IBM gives Apache Atlas a General Data Protection Regulation boost
IBM Corp. is utilizing Apache Atlas data governance and metadata framework as a kind of open source operating system to help customers comply with the European Union’s forthcoming General Data Protection Regulation, perhaps better-known as GDPR
The moves include new data governance tools, the opening of new data science and machine learning education centers in London and Boblingen, Germany, and the formation of the Open Data Governance Consortium for Apache Atlas. Data governance is enjoying new popularity thanks to GDPR, which will impose harsh new penalties on companies that fail to safeguard the privacy of EU citizens – regardless of whether they are currently living in the EU — beginning late next May.
Apache Atlas is a Hortonworks Inc.-developed project that IBM hopes to advance from incubation to top-level status through its new software offerings and the efforts of the consortium. “We saw a need to get everybody together who has an interest in Atlas to make it ready for the enterprise,” said Rob Thomas, general manager of IBM Analytics. As a result of the partnership with Hortonworks that IBM announced last week, “we have the vast majority of open source contributors and committers, with a great ability to drive influence in the community,” Thomas said.
Thomas described the tools as a way to catalog assets, create metadata and master data and provide for archiving and masking. “Suddenly all data is a known quantity,” he said.
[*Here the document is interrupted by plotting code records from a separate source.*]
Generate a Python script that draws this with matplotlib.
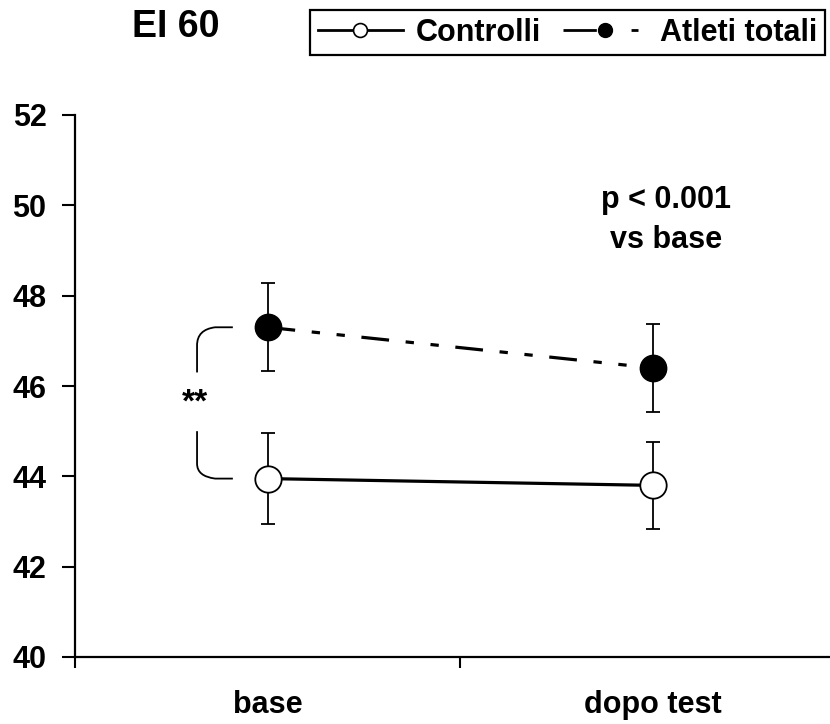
import matplotlib
matplotlib.use("Agg")
import matplotlib.pyplot as plt
from matplotlib.lines import Line2D
from matplotlib.path import Path
from matplotlib.patches import PathPatch

plt.rcParams['font.family'] = ['Liberation Sans', 'DejaVu Sans']
plt.rcParams['font.weight'] = 'bold'
plt.rcParams['lines.scale_dashes'] = False

# data
groups = ['base', 'dopo test']
ctrl = [43.95, 43.8]
ctrl_err = [1.0, 0.97]
atleti = [47.3, 46.4]
atleti_err = [0.97, 0.97]
yticks = [40, 42, 44, 46, 48, 50, 52]

fig = plt.figure(figsize=(8.3, 7.24), dpi=100)
ax = fig.add_axes([75 / 830, 1 - 657 / 724, 770 / 830, 542 / 724])

xpos = [0.5, 1.5]

ax.errorbar(xpos, ctrl, yerr=ctrl_err, fmt='none', ecolor='black',
            elinewidth=1.3, capsize=4.7, capthick=1.3, zorder=2)
ax.errorbar(xpos, atleti, yerr=atleti_err, fmt='none', ecolor='black',
            elinewidth=1.3, capsize=4.7, capthick=1.3, zorder=2)

ax.plot(xpos, ctrl, color='black', lw=2.3, marker='o', ms=19,
        mfc='white', mec='black', mew=1.3, zorder=3)
ax.plot(xpos, atleti, color='black', lw=2.3, marker='o', ms=19,
        mfc='black', mec='black', dashes=[20, 12, 6, 12, 6, 12], zorder=3)

# bracket with ** between the two base points
xl, xm, xr = 0.317, 0.364, 0.41
ytop, ybot = atleti[0], ctrl[0]
verts = [(xr, ytop), (xm, ytop), (xl, ytop - 0.05), (xl, ytop - 0.4),
         (xl, ytop - 1.0),
         (xl, ybot + 1.05), (xl, ybot + 0.33), (xl, ybot + 0.05), (xm, ybot), (xr, ybot)]
codes = [Path.MOVETO, Path.LINETO, Path.CURVE3, Path.CURVE3, Path.LINETO,
         Path.MOVETO, Path.LINETO, Path.CURVE3, Path.CURVE3, Path.LINETO]
ax.add_patch(PathPatch(Path(verts, codes), fill=False, lw=1.3, ec='black'))
ax.text(xl - 0.005, 45.62, '**', ha='center', va='center',
        fontsize=24, fontweight='bold')

ax.text(1.535, 49.68, 'p < 0.001\nvs base', ha='center', va='center',
        fontsize=22, fontweight='bold', linespacing=1.45)

ax.set_xlim(0, 2)
ax.set_ylim(40, 52)
ax.set_yticks(yticks)
ax.set_yticklabels([str(v) for v in yticks])
ax.set_xticks([0, 1, 2])
ax.set_xticklabels([])
ax.set_xticks(xpos, minor=True)
ax.set_xticklabels(groups, minor=True)
ax.tick_params(axis='x', which='major', length=8, width=1.5, direction='out')
ax.tick_params(axis='x', which='minor', length=0, pad=24, labelsize=22)
ax.tick_params(axis='y', length=9.5, width=1.5, direction='out', pad=11, labelsize=22)
for s in ['top', 'right']:
    ax.spines[s].set_visible(False)
for s in ['left', 'bottom']:
    ax.spines[s].set_linewidth(1.6)

fig.text(176 / 830, 1 - 27 / 724, 'EI 60', ha='center', va='center',
         fontsize=27, fontweight='bold')

h1 = Line2D([], [], color='black', lw=2, marker='o', ms=10, mfc='white', mec='black', mew=1.2)
h2 = Line2D([], [], color='black', lw=2, marker='o', ms=10, mfc='black', mec='black',
            dashes=[24, 25, 5, 30])
leg = fig.legend([h1, h2], ['Controlli', 'Atleti totali'], ncol=2, loc='upper left',
                 bbox_to_anchor=(310 / 830, 1 - 10 / 724), fontsize=22,
                 frameon=True, fancybox=False, edgecolor='black', framealpha=1,
                 handlelength=2.8, handletextpad=0.4, columnspacing=0.72,
                 borderpad=0.25, borderaxespad=0, numpoints=1)
leg.get_frame().set_linewidth(1.6)

fig.savefig('out.png', dpi=100)
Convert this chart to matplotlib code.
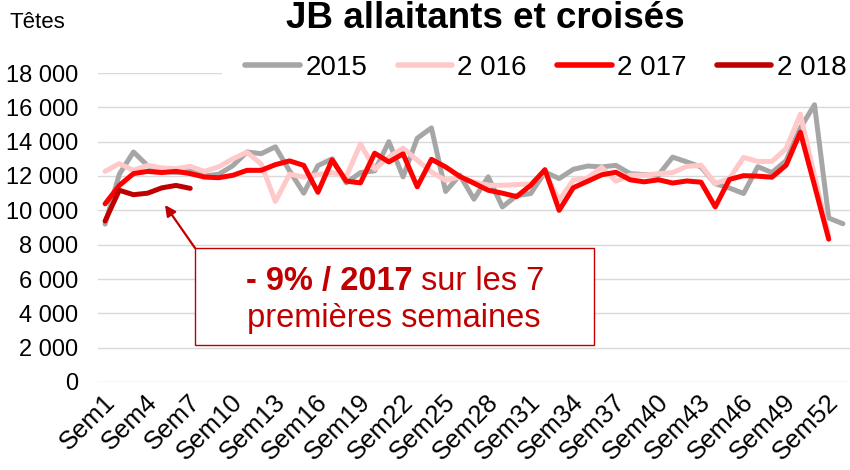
import matplotlib
matplotlib.use("Agg")
import matplotlib.pyplot as plt
import matplotlib.transforms as mtransforms
from matplotlib.patches import Rectangle, FancyArrowPatch
import numpy as np

plt.rcParams['font.family'] = ['Liberation Sans', 'DejaVu Sans']

# ---------------- data ----------------
weeks = [f"Sem{i}" for i in range(1, 54)]
tick_labels = [f"Sem{i}" for i in range(1, 54, 3)]

y2015 = [9200, 12100, 13400, 12600, 12300, 12200, 12300, 12000, 12100, 12600,
         13400, 13300, 13700, 12300, 11000, 12600, 13000, 11600, 12200, 12300,
         14000, 11950, 14200, 14800, 11100, 12050, 10650, 11950, 10200, 10850,
         10980, 12230, 11850, 12390, 12580, 12530, 12620, 12140, 12080, 12060,
         13100, 12820, 12530, 11550, 11300, 10980, 12540, 12200, 12900, 14800,
         16150, 9550, 9220]
y2016 = [12270, 12720, 12330, 12620, 12470, 12430, 12560, 12270, 12530, 13000,
         13380, 12700, 10520, 12100, 11940, 12080, 12200, 11980, 13870, 12400,
         13110, 13620, 12920, 12230, 11750, 11940, 11650, 11460, 11460, 11500,
         11530, 12230, 10590, 11760, 11880, 12500, 11700, 12050, 12050, 12140,
         12200, 12560, 12630, 11560, 11850, 13080, 12850, 12850, 13600, 15600,
         12000, 8500]
y2017 = [10380, 11450, 12140, 12270, 12200, 12270, 12140, 11940, 11900, 12040,
         12330, 12330, 12660, 12880, 12620, 11050, 12940, 11700, 11600, 13330,
         12820, 13290, 11370, 12970, 12530, 11970, 11580, 11170, 11000, 10800,
         11460, 12370, 10000, 11320, 11690, 12070, 12220, 11780, 11660, 11780,
         11590, 11710, 11640, 10200, 11800, 12020, 11990, 11930, 12630, 14550,
         11450, 8320]
y2018 = [9380, 11170, 10910, 11000, 11310, 11450, 11280]

series_names = ["2015", "2 016", "2 017", "2 018"]
series_values = [y2015, y2016, y2017, y2018]
series_colors = ["#A6A6A6", "#FFC9C9", "#FF0000", "#C00000"]

yticks = list(range(0, 18001, 2000))

# ---------------- figure ----------------
W, H = 850, 470
fig = plt.figure(figsize=(W / 100, H / 100), dpi=100)
left_px, right_px, top_px, bottom_px = 98, 850, 73, 382
ax = fig.add_axes([left_px / W, 1 - bottom_px / H,
                   (right_px - left_px) / W, (bottom_px - top_px) / H])

x = np.arange(1, len(weeks) + 1)
for name, vals, col in zip(series_names, series_values, series_colors):
    ax.plot(x[:len(vals)], vals, color=col, lw=3.6, label=name,
            solid_joinstyle='round', solid_capstyle='round', zorder=2)

ax.set_xlim(0.5, len(weeks) + 0.5)
ax.set_ylim(0, 18000)
ax.set_yticks(yticks)
ax.set_yticklabels([f"{v:,}".replace(",", " ") for v in yticks], fontsize=17)
tick_pos = x[::3]
ax.set_xticks(tick_pos)
ax.set_xticklabels([])

# rotated category labels (drawn as text so they can be offset freely)
lab_trans = mtransforms.blended_transform_factory(ax.transData, ax.transAxes) + \
    mtransforms.ScaledTranslation(6 / 100, -16 / 100, fig.dpi_scale_trans)
for pos, lab in zip(tick_pos, tick_labels):
    ax.text(pos, 0, lab, transform=lab_trans, fontsize=18.5, rotation=45,
            ha='right', va='center', rotation_mode='anchor', clip_on=False)

ax.tick_params(axis='both', length=0)
ax.tick_params(axis='y', pad=14)
for s in ax.spines.values():
    s.set_visible(False)
ax.yaxis.grid(True, color='#D9D9D9', lw=1.0, zorder=1)
ax.set_axisbelow(True)

# white mask behind legend (hides the top gridline there)
ax.add_patch(Rectangle(((222 - left_px) / (right_px - left_px), 0.97), 1.0, 0.06,
                       transform=ax.transAxes, facecolor='white', edgecolor='none',
                       clip_on=False, zorder=1.8))

leg = ax.legend(ncol=4, loc='center', bbox_to_anchor=(546 / W, 1 - 68 / H),
                bbox_transform=fig.transFigure, frameon=False, fontsize=20,
                handlelength=1.95, handletextpad=0.2, columnspacing=1.1,
                borderpad=0.2)
for lh in leg.get_lines():
    lh.set_linewidth(4.0)

# title and unit
fig.text(485 / W, 1 - 28 / H, "JB allaitants et croisés", ha='center',
         va='baseline', fontsize=26.5, fontweight='bold')
fig.text(10 / W, 1 - 28 / H, "Têtes", ha='left', va='baseline', fontsize=16)

# annotation box
red_dark = '#C00000'
fig.add_artist(Rectangle((195 / W, 1 - 345 / H), (594 - 195) / W, (345 - 248) / H,
                         transform=fig.transFigure, facecolor='white',
                         edgecolor=red_dark, lw=1.0, zorder=3))
fig.text(413 / W, 1 - 290 / H, "- 9% / 2017", ha='right', va='baseline',
         fontsize=23.5, fontweight='bold', color=red_dark, zorder=4)
fig.text(421 / W, 1 - 290 / H, "sur les 7", ha='left', va='baseline',
         fontsize=23.5, color=red_dark, zorder=4)
fig.text(394 / W, 1 - 327 / H, "premières semaines", ha='center', va='baseline',
         fontsize=23.5, color=red_dark, zorder=4)
fig.add_artist(FancyArrowPatch((195 / W, 1 - 248 / H), (165 / W, 1 - 205 / H),
                               transform=fig.transFigure, arrowstyle='-|>',
                               mutation_scale=16, color=red_dark, lw=1.6,
                               shrinkA=0, shrinkB=0, zorder=4))

fig.savefig("out.png", dpi=100)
New technology includes a software platform comprised of data management capabilities such as cognitive metadata harvest, lineage tracking, policy enforcement, data integration services and persona-based reporting.
IBM is also making its InfoSphere Information Governance Catalog available on what it calls a “download-and-go” basis, meaning that customers can quickly download, install and run a set of governance tools. “What used to take 12 months now takes 15 minutes,” Thomas said.
Finally, the company is releasing a version of its StoredIQ automated records management software that’s specific to GDPR. The software identifies GDPR-related sensitive personal on storage media so that organizations can decide how to manage it under the regulations.
Apache Atlas, is the metadata backbone that will work with with IBM extensions for metadata management, master data management, masking and cataloging. Many of the features IBM has added came from its acquisition of Promontory Financial Group LLC last fall.
The company provided few details about the new consortium, stressing that it is open to anyone who wants to advance the Atlas project. Membership is free and anyone can join, Thomas said. “There’s no bar to get over,” he said. All code that results from the collaboration will become part of Atlas.